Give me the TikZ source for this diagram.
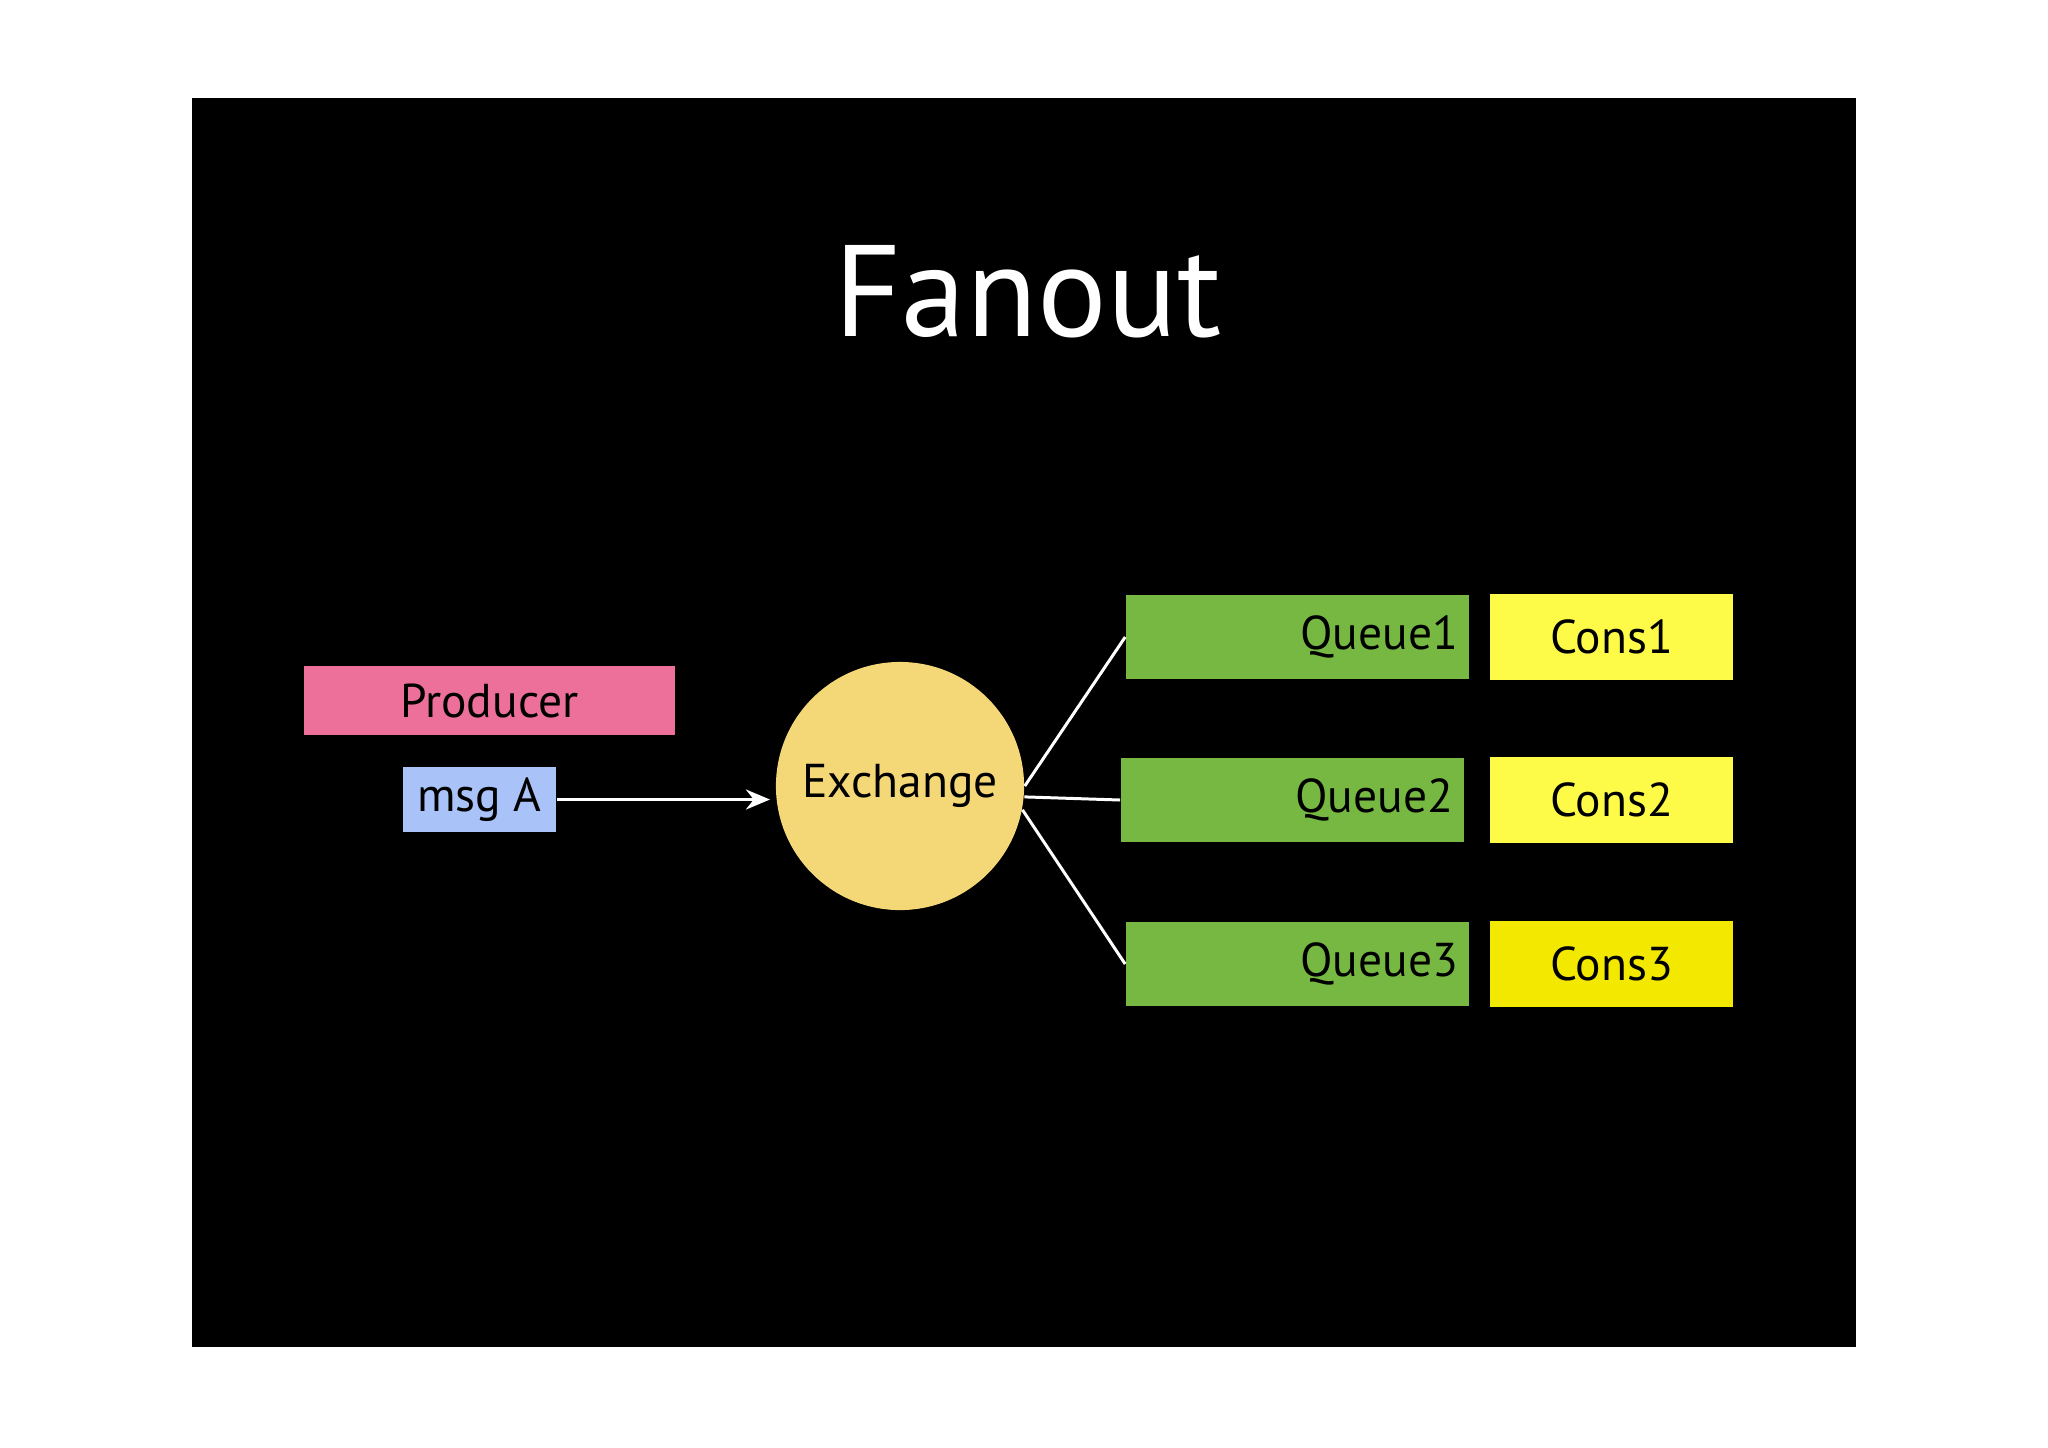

● ● ● ● ●

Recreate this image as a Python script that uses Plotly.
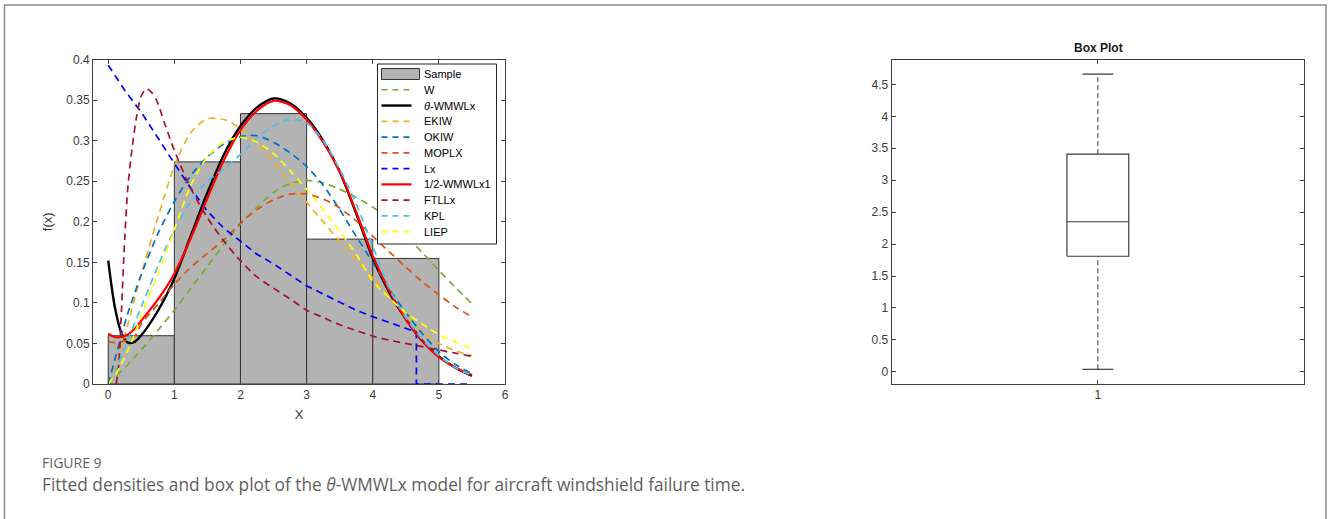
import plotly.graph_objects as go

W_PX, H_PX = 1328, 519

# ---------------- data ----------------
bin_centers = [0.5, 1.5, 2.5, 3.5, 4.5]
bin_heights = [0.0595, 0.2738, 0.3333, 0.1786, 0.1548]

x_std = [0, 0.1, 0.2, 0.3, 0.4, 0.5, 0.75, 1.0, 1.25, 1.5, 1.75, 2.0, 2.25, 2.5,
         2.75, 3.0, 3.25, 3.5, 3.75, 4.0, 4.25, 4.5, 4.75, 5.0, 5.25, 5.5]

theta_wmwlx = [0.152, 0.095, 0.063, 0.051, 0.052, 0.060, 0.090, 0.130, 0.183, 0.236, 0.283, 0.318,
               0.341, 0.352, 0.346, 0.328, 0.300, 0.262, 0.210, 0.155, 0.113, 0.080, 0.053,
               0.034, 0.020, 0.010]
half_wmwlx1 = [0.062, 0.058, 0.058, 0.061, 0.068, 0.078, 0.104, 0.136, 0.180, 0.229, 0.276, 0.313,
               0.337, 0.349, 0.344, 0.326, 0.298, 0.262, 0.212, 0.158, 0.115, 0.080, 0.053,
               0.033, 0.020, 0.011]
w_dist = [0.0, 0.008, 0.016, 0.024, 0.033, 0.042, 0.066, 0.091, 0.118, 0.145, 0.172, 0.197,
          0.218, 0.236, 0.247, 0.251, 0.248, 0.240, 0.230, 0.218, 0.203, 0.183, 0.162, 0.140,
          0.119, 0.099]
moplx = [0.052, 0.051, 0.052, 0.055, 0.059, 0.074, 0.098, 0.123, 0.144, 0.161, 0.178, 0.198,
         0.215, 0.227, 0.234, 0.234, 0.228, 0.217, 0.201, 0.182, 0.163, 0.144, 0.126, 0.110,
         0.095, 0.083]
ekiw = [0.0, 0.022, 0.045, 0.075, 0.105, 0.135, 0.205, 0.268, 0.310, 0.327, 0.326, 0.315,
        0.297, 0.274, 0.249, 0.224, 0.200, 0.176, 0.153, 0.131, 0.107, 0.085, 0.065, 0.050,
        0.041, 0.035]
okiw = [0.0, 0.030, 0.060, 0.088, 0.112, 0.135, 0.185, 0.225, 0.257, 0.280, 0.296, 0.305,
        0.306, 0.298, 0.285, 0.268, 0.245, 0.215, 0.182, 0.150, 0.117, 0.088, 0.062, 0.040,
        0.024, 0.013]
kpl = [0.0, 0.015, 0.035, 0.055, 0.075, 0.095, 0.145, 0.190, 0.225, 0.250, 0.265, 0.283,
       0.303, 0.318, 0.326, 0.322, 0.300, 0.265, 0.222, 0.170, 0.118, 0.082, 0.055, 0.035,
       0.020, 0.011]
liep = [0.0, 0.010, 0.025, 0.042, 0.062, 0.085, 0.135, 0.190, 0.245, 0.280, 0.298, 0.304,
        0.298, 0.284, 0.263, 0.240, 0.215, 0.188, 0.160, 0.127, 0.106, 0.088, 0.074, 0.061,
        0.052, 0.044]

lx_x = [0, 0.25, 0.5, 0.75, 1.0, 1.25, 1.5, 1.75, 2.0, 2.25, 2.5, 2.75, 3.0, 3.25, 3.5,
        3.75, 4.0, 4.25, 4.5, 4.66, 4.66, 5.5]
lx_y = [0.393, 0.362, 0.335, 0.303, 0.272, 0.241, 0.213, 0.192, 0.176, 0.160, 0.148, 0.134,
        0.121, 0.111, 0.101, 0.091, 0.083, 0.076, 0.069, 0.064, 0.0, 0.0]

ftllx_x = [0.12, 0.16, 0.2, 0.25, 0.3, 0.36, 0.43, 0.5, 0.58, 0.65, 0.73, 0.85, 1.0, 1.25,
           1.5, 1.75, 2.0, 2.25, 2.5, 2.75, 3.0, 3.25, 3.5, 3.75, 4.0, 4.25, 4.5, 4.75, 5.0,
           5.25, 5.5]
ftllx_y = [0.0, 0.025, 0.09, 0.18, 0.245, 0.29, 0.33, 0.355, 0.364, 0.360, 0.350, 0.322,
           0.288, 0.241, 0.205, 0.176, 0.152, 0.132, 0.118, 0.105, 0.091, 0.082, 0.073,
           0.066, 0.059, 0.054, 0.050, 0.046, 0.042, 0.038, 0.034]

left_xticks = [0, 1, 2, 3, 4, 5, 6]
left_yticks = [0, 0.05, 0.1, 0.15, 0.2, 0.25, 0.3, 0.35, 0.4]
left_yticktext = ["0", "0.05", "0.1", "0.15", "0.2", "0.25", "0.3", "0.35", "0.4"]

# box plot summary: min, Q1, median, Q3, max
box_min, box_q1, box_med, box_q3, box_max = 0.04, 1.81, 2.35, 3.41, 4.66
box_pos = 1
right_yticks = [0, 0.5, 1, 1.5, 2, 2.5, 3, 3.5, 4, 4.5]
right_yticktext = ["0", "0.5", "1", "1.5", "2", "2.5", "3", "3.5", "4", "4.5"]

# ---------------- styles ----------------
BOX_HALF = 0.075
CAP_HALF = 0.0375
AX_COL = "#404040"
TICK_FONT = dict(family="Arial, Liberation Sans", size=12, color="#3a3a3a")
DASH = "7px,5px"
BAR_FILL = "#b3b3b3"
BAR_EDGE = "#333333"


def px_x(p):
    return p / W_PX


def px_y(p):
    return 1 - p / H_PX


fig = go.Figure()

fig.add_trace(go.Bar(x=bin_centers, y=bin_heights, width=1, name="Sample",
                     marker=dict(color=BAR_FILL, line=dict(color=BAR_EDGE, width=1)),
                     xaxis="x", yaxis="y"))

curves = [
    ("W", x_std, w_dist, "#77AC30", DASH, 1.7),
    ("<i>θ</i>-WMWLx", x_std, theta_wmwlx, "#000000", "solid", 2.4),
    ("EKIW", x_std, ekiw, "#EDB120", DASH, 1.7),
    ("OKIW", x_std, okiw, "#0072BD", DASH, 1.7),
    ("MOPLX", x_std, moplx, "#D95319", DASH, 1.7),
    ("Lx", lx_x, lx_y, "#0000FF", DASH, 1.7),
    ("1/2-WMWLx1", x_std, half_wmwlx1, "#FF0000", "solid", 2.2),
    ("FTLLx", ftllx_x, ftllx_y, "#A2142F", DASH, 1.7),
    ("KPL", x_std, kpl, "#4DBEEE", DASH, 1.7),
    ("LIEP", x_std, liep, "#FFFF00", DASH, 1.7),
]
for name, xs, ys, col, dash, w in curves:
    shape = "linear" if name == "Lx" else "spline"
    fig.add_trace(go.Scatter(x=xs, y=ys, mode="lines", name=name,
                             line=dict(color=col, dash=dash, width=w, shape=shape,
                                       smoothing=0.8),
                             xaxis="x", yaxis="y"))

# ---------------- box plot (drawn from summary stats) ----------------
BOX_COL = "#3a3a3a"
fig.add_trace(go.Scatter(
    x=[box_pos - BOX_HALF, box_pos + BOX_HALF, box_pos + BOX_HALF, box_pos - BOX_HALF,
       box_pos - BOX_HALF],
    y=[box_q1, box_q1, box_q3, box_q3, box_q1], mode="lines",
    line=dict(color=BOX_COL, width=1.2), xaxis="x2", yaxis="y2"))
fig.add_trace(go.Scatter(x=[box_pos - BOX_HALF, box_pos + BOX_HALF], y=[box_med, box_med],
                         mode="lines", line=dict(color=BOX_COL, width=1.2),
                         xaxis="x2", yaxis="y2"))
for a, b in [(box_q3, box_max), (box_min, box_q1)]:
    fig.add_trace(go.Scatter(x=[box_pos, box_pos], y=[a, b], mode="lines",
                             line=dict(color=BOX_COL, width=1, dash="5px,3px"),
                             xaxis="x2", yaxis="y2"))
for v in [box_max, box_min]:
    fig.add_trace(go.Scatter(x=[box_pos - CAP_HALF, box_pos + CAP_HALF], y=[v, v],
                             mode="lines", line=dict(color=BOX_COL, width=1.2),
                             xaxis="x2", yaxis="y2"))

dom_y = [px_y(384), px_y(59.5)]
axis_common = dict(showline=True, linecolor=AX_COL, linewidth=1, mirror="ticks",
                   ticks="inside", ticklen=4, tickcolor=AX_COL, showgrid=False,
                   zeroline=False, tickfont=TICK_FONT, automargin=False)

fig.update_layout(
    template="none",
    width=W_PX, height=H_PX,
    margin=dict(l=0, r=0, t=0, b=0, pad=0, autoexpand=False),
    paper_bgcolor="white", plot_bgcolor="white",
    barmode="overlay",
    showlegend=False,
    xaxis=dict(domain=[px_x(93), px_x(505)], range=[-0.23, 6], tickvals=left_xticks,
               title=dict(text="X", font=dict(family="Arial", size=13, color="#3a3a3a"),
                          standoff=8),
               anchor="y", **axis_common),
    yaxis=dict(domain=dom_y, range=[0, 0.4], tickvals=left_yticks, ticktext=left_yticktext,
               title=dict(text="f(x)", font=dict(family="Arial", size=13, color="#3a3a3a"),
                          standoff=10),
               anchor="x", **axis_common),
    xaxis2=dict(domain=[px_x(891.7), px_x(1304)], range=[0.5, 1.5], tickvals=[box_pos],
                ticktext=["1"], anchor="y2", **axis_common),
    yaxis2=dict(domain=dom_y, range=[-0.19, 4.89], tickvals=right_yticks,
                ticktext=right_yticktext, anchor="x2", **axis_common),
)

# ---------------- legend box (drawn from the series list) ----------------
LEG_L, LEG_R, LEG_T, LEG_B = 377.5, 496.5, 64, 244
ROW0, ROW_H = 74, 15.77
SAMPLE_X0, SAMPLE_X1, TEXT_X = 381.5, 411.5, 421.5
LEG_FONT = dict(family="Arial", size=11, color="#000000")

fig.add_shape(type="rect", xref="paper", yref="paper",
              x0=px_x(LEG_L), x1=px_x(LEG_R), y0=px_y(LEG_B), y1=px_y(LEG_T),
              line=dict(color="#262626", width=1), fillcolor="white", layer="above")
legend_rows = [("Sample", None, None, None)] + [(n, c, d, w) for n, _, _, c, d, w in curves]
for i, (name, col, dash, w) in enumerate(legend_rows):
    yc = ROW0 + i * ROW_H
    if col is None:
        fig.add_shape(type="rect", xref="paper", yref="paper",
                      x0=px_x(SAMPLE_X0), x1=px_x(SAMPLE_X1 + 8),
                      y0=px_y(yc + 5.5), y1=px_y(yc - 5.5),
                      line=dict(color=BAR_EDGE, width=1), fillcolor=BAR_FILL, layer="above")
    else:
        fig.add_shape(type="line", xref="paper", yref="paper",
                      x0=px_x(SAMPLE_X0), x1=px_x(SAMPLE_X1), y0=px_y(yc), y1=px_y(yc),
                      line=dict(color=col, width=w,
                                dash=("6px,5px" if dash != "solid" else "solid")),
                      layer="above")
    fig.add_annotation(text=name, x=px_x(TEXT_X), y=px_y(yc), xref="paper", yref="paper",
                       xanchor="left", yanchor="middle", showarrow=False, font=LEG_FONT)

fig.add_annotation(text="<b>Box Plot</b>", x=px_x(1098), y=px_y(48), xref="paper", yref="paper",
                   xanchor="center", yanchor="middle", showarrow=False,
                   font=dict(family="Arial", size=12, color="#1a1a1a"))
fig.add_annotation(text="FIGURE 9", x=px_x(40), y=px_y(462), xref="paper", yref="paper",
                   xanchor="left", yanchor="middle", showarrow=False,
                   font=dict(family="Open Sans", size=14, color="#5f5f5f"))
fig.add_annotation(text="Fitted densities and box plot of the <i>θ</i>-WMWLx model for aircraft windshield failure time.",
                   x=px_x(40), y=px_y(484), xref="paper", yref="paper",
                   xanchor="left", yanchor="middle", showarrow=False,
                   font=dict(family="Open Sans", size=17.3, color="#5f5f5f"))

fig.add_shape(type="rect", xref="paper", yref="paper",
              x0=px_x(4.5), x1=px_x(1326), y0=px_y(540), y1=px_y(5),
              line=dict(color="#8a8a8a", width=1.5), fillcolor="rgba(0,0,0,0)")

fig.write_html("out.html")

● ● ● ● ●

▸ **TASK PROMPT**: Report the number of lines in the listing that include the string "this"; give nothing but the number.

▸ **RESULT**: 2